I was about 10 minutes early as I searched for my customer's address on Barre Street in Montpelier. I could have engaged the GPS on my smartphone, but that would have felt like cheating. (I'm like the obstinate logger who spurns the chainsaw for his trusty ax.) This 8:30 morning pickup was on the early side for me, late-night cabbie that I am, but I hate to turn down lucrative out-of-town work.
After a couple of passes, I finally found the place: a wooden, three-story walk-up, rickety and faded yellow, the stairs open to the elements in a tilty, unwalled porch. It was located up a driveway behind a nearly identical structure, the forward version rusty brown in color and just slightly less woebegone. It occurred to me that these old apartments must have originally been built to house Barre granite workers.
As soon as I pulled in front, my customer, Wendy Jones, came down the stairs with her two bags. She appeared young and breezy, not at all in tune with the creaky building from which she emerged. Loading the luggage into the trunk, I asked her, "Where you flying today?"
"Back home to Cali," she replied. "I had a wonderful visit with an old friend. This is a girl I've known since middle school. She just got a job up here. In fact, she just moved into her place, like, last week."
Wendy was an attractive woman, in her mid-thirties if I had to guess — an Asian American with a distinctly southern California accent. Settling into the shotgun seat, she continued, "What a cute town. We wandered around yesterday discovering things."
Pulling back onto Barre Street, I asked, "Are you much of a reader? Have you heard of She's Come Undone by Wally Lamb, I think it is?"
"Yeah, I have. It's been on my reading list for a while."
"Well, at some point in the story the protagonist moves to Montpelier. I mean, it's a terrific novel apart from the Vermont connection, but you might really enjoy revisiting the town fictionally, having been here."
"Well, now it's moved to the top of my list," she replied with a warm smile.
We negotiated our way out of the small but bustling capital city and merged onto the interstate en route to the Burlington airport. "So it sounds like you and your friend had a great time," I said, picking up the conversation.
"We sure did," Wendy said. "We had to work out some stuff first. There were issues about me not coming east to visit her for so long. But we talked it all out — some tears included — and now our relationship is back on a great basis."
I chuckled and said, "That is so not a conversation two male friends would have. I mean, not to be sexist, but that's not typically how guys work these things out."
Wendy laughed, saying, "Hey, I understand. I'm married, and we have an 11-year-old son."
"So which California do you hail from?" I asked. "Because the north and south are, like, different worlds."
"Oh, I'm an LA girl," Wendy replied. "My whole life except for my first year."

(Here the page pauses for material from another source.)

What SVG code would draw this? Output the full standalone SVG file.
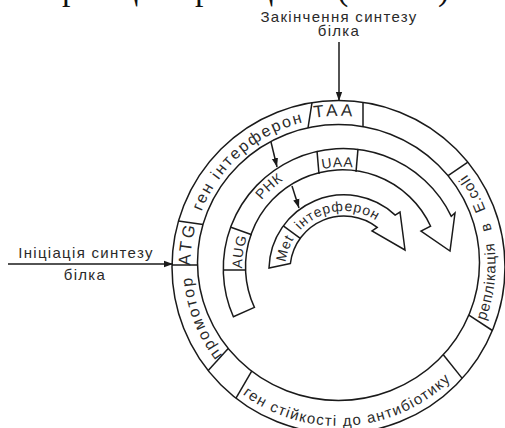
<svg xmlns="http://www.w3.org/2000/svg" width="505" height="428" viewBox="0 0 505 428">
<style>
.ln{fill:none;stroke:#1a1a1a;stroke-width:1.5}
.band{fill:#fff;stroke:#1a1a1a;stroke-width:1.5;stroke-linejoin:miter}
.lbl{font-family:"Liberation Sans",Arial,sans-serif;fill:#2a2a2a}
.ring{font-family:"Liberation Sans",Arial,sans-serif;fill:#2a2a2a;font-size:16px;letter-spacing:2px}
.caps{font-family:"Liberation Sans",Arial,sans-serif;fill:#2a2a2a;font-size:17px;letter-spacing:3px}
.bnd{font-family:"Liberation Sans",Arial,sans-serif;fill:#2a2a2a;font-size:14px;letter-spacing:0.8px}
.cut{font-family:"Liberation Serif","Times New Roman",serif;font-size:34px;fill:#111}
</style>
<defs>
<marker id="ah" viewBox="0 0 10 10" refX="10" refY="5" markerWidth="9" markerHeight="9" orient="auto" markerUnits="userSpaceOnUse"><path d="M0,1.5 L10,5 L0,8.5 z" fill="#1a1a1a"/></marker>
<path id="pPromotor" d="M236.4,370.7 A147,147 0 0 1 191.9,254.7"/>
<path id="pATG" d="M193.7,295.8 A148,148 0 0 1 207.8,195.5"/>
<path id="pGen" d="M193.3,242.0 A147,147 0 0 1 335.9,118.0"/>
<path id="pTAA" d="M283.9,126.4 A149,149 0 0 1 385.8,123.7"/>
<path id="pRepl" d="M470.6,349.8 A157,157 0 0 0 445.0,149.6"/>
<path id="pAnti" d="M222.7,376.8 A161,161 0 0 0 468.7,359.6"/>
<path id="pAUG" d="M243.9,287.3 A101,101 0 0 1 254.7,219.0"/>
<path id="pRNK" d="M249.3,218.4 A106,106 0 0 1 303.1,169.8"/>
<path id="pUAA" d="M303.5,175.0 A101,101 0 0 1 372.5,171.4"/>
<path id="pMet" d="M285,270 A59,59 0 0 1 298.8,232.1"/>
<path id="pInt" d="M297.5,233.7 A59,59 0 0 1 380.3,223.5"/>
</defs>

<text class="cut" y="0"><tspan x="62">р</tspan><tspan x="120">ц</tspan><tspan x="195">р</tspan><tspan x="255">ц</tspan><tspan x="337">(</tspan><tspan x="438">)</tspan></text>

<g id="plasmid">
<circle class="ln" cx="338.5" cy="267" r="166.5"/>
<ellipse class="ln" cx="338.5" cy="262.5" rx="141" ry="138"/>
<g id="dividers">
<line class="ln" x1="172" y1="265" x2="197.5" y2="265"/>
<line class="ln" x1="178.4" y1="221.1" x2="203.0" y2="224.5"/>
<line class="ln" x1="312" y1="102.6" x2="308" y2="127.8"/>
<line class="ln" x1="363" y1="102.3" x2="363" y2="126.6"/>
<line class="ln" x1="467.9" y1="162.2" x2="448.1" y2="175.7"/>
<line class="ln" x1="492.4" y1="330.5" x2="468.9" y2="315.1"/>
<line class="ln" x1="462.2" y1="378.4" x2="443.3" y2="354.8"/>
<line class="ln" x1="236" y1="398.2" x2="251.7" y2="371.2"/>
<line class="ln" x1="208.2" y1="370.6" x2="228.2" y2="348.4"/>
</g>
</g>

<g id="promotor"><text class="ring"><textPath href="#pPromotor" startOffset="50%" text-anchor="middle">промотор</textPath></text></g>
<g id="atg"><text class="caps"><textPath href="#pATG" startOffset="50%" text-anchor="middle">ATG</textPath></text></g>
<g id="gen-interferon"><text class="ring"><textPath href="#pGen" startOffset="50%" text-anchor="middle">ген інтерферон</textPath></text></g>
<g id="taa"><text class="caps"><textPath href="#pTAA" startOffset="50%" text-anchor="middle">TAA</textPath></text></g>
<g id="replication"><text class="lbl" font-size="15" letter-spacing="0.8" word-spacing="7"><textPath href="#pRepl" startOffset="50%" text-anchor="middle">реплікація в E.coli</textPath></text></g>
<g id="antibiotic"><text class="lbl" font-size="15" letter-spacing="1.3"><textPath href="#pAnti" startOffset="50%" text-anchor="middle">ген стійкості до антибіотику</textPath></text></g>

<g id="rna">
<path class="band" d="M254.4,307.4 L233.4,316.8 A120,120 0 0 1 451.3,216.3 L455,213 L450,251 L421,231 L430.6,226.2 A97,97 0 0 0 254.4,307.4 Z"/>
<line class="ln" x1="223" y1="270" x2="246" y2="270"/>
<line class="ln" x1="230.2" y1="227.0" x2="251.8" y2="234.8"/>
<line class="ln" x1="317" y1="150.9" x2="319" y2="174"/>
<line class="ln" x1="358" y1="148.9" x2="356" y2="171.9"/>
<text class="bnd"><textPath href="#pAUG" startOffset="50%" text-anchor="middle">AUG</textPath></text>
<text class="bnd" font-size="15"><textPath href="#pRNK" startOffset="50%" text-anchor="middle">РНК</textPath></text>
<text class="bnd" font-size="15" letter-spacing="0"><textPath href="#pUAA" startOffset="50%" text-anchor="middle">UAA</textPath></text>
</g>

<g id="protein">
<path class="band" d="M290.4,263.4 L269,268 A75,75 0 0 1 395.2,215.1 L400,212 L405,250 L372,231 L377.2,227.4 A54,54 0 0 0 290.4,263.4 Z"/>
<line class="ln" x1="283.3" y1="225.9" x2="300.3" y2="238.3"/>
<text class="bnd" font-size="13"><textPath href="#pMet" startOffset="50%" text-anchor="middle">Met</textPath></text>
<text class="bnd"><textPath href="#pInt" startOffset="50%" text-anchor="middle">інтерферон</textPath></text>
</g>

<g id="label-end">
<text class="lbl" font-size="15" letter-spacing="1.3" x="339" y="22" text-anchor="middle">Закінчення синтезу</text>
<text class="lbl" font-size="15" letter-spacing="1.3" x="339" y="36" text-anchor="middle">білка</text>
</g>
<g id="label-start">
<text class="lbl" font-size="15" letter-spacing="1.3" x="86" y="258" text-anchor="middle">Ініціація синтезу</text>
<text class="lbl" font-size="15" letter-spacing="1.3" x="85" y="280" text-anchor="middle">білка</text>
</g>

<g id="connectors">
<line class="ln" x1="339" y1="42" x2="339" y2="101" marker-end="url(#ah)"/>
<line class="ln" x1="8" y1="264" x2="173" y2="264" marker-end="url(#ah)"/>
<line class="ln" x1="271" y1="142" x2="277" y2="167" marker-end="url(#ah)"/>
<line class="ln" x1="292" y1="186" x2="299" y2="208" marker-end="url(#ah)"/>
</g>
</svg>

"Did your family immigrate here?"
"No, I'm a Korean adoptee. My parents brought me here at 9 months. I guess they liked what they got, because they later adopted my sisters, two more Korean girls."
Wendy seemed at ease with her history, a story she undoubtedly had been telling her whole life, especially if — and this was an assumption on my part — her adoptive parents were white. Or black or Latino, now that I thought about it.
"What was it back then?" I asked. "I guess there was a window of time when it was fairly easy to find and adopt Korean babies?"
"Yeah, there's a ton of us here, now mostly in our thirties and forties."
"Have you ever been drawn to explore your Korean roots? I've known a few adopted folks, and some have a deep urge to uncover their birth parents. For others, not so much."
"You know, there are actually tour agencies in Korea that cater to the American-raised adoptees who want to explore their roots. I've thought about doing that. One of my sisters is also interested. The younger one couldn't care less, though that could change, of course, as she gets older."
"Wow, that's fascinating," I said. "Does the agency also assist you in locating or visiting your biological relatives?"
"Well, you have to investigate on your own, if you want to. But, if you do have information, they will help you get to the places where your relatives live. That can be worked into the tour."
"Have you thought about finding your Korean parents? Is it even possible?"
"It is possible, but not easy. Back then, the adoptions were mostly what they call 'closed.' The thinking was, this was the best for all concerned. But I'm not really interested in my biological parents as much as finding my foster parents who raised me for those first nine months. I'd really like to meet them and get to know them a little bit."
"I bet they were real loving folks," I speculated. "I say this because you seem like an emotionally grounded and well-adjusted person. Those first months of life are vastly important to our lifelong well-being, and I imagine that your foster parents nurtured you and gave you a lot of love while they had you in their charge."
Sometimes I get carried away. Because of the nature of my job, I'm accustomed to spending time with random people, often making surprisingly deep connections, fleeting though they may be. Not every cabbie approaches the work that way, but I do, and I embrace it. On the flip side, I worry about being inappropriate — making unwelcome assumptions and saying too much. For a gregarious person like myself, it can be a fine line.
"That's always been my feeling," Wendy said, and I breathed a small sigh of relief, knowing that she was OK with my comments. "And that's probably why I would like to have this reunion someday — to look them in the eyes and express my gratitude and appreciation."